I asked a few days ago if people thought I was crazy for thinking MS’s efforts to ram Vista down everyone’s throats stunk.

Well, most of you didn’t think so. There were a few MS defenders, though (they tended to be snarky, asking me if I still wanted DOS to be sold), and more who sought to at least tentatively justify the decision.

Their main argument went like this, “If MS continues to sell XP, won’t it cost them extra to sell two products, and won’t that extend the time they’ll have to support it, and isn’t that expensive?”

It’s a fair enough question. Well, maybe not the first. I’m sure it costs Walmart extra money to sell more than one kind of anything, and they’ve managed to survive. Not too many places sell just one thing, or just one kind of a certain item.

I’m not suggesting that XP remain available on OEM machines forever or for years. I am suggesting that pulling the plug on consumer OEM XP sales when its replacement is only three weeks old is more than a bit hasty, especially when the surrounding software infrastructure (both drivers and apps) are decidedly incomplete.

More importantly, it’s not like MS has stopped all sales of XP, not even OEM sales to computers.

Take a look at Dell and at HP and at Gateway and at Lenovo and at Acer. None of them seem to have the slightest problem selling a business computer with XP.

If MS can keep selling XP on business machines (with all the support consequences of that action), what’s the problem with selling the same to the consumer?

The answer is there is none. XP will be sold on business machines for quite some time to come, long after the current half-baked mess with Vista is cleaned up.

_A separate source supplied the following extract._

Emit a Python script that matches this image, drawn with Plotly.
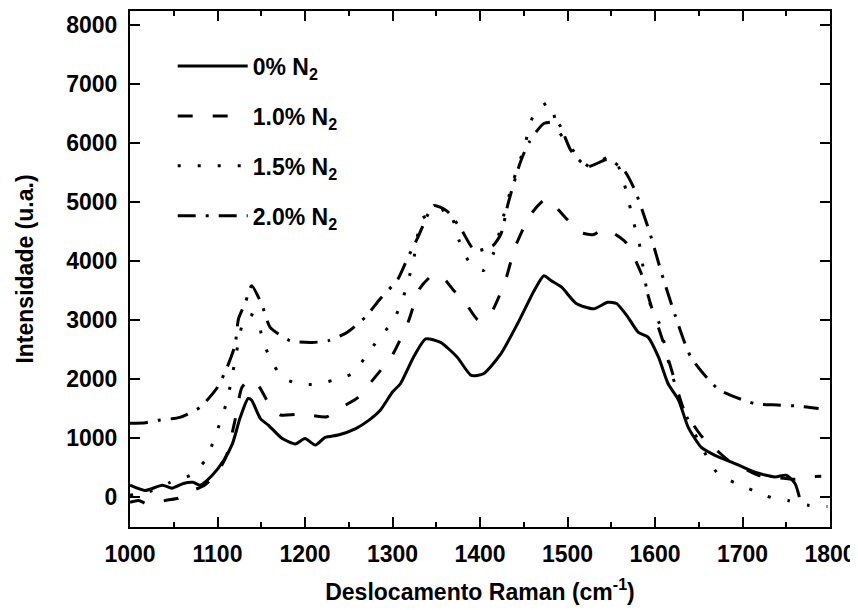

And why is that? That’s because the IT people in businesses set their own upgrade schedules, not MS. If any or all of the abovementioned companies told business owners, “Sorry, Vista or nothing,” those businesses would say, “Nothing,” and find someone else who’ll give them what they want, and at least a few might decide, “It’s Penguin time.”

So, you see, it’s simply a matter of who can be bullied, and who can’t.